My test car had the gas-electric hybrid drivetrain. Installed in a Camry LE, it includes a more sophisticated lithium-ion battery. In the SE and XLE, it uses a proven nickel metal hydride battery. Packaging improvements mean that Camry Hybrid buyers no longer must settle for utility compromises in exchange for better fuel economy.
I found the hybrid drivetrain’s combined 208 horsepower satisfactory, and the extra oomph from the torque-rich electric assist motor made the car lively when accelerating away from a stop and when passing slower vehicles. In the Sport driving mode, the Camry Hybrid felt downright responsive.
A continuously variable transmission is included for Camry Hybrid models. It is reasonably refined, droning only on occasion, such as when accelerating to join fast-flowing traffic on a freeway. The SE trim’s paddle shifters are ineffective.
Owners can also choose Normal, Eco, and EV driving modes. The majority of my testing was conducted in Normal mode, which might explain why my fuel economy result was a disappointment.
According to the EPA, a 2018 Toyota Camry SE Hybrid should get 46 mpg in combined driving. My test car returned 38.3 mpg on my testing loop, and after a week and more than 600 miles of driving, I’d gotten no better than 39.9 mpg as an average.
On the one hand, effortlessly achieving 40 mpg from a family car is impressive. On the other hand, Toyota asks a $4,300 premium for the hybrid powertrain in a Camry SE. At 46 mpg, that starts to make sense, even in a market where gas is as cheap as it is today.
At 40 mpg, that’s a much tougher sell.
While engineering the new Camry, driving dynamics was one area where the company wanted to see a big improvement. According to J.D. Power data, owners already liked the way the Camry drove. Changing this could have negative consequences.
The good news is that the Camry’s dynamic tuning improvements are a success. From the steering and the hybrid model’s regenerative braking system to the car’s ride and handling traits, the 2018 model is the best Camry to drive in history.
My SE Hybrid test car wasn’t too stiff, and it definitely wasn’t sloppy. Toyota has dialed in just the right amount of ride compliance to keep people comfortable, and just the right amount of motion control to engage driving enthusiasts. The result is a car that glides down the road, grips well in corners, and is a pleasure to steer.
You’re unlikely to enter a Camry in a weekend track event, but you’re also unlikely to fall asleep behind the wheel.
From its dramatic new styling to its all-new platform, the new 2018 Camry is a potential people pleaser.
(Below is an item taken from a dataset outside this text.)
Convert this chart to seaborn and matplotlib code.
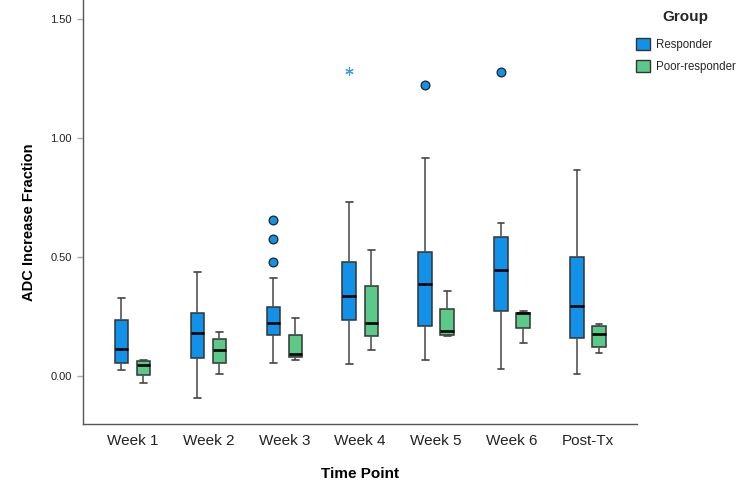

Yet, as significant as redesign as this is, Toyota may not have gone far enough.
Missed opportunities to get a leg up on the competition could hamper the car’s appeal, and some packaging compromises could make the new Camry a tough sell as competitors are also redesigned.
In short, Toyota should have strived even harder to create a segment-busting product. Instead, aside from its safety ratings and the promise of legendary Toyota reliability, the new Camry’s competitiveness can too easily be called into question.
Toyota Motor Sales, U.S.A. supplied the vehicle used for this 2018 Toyota Camry review.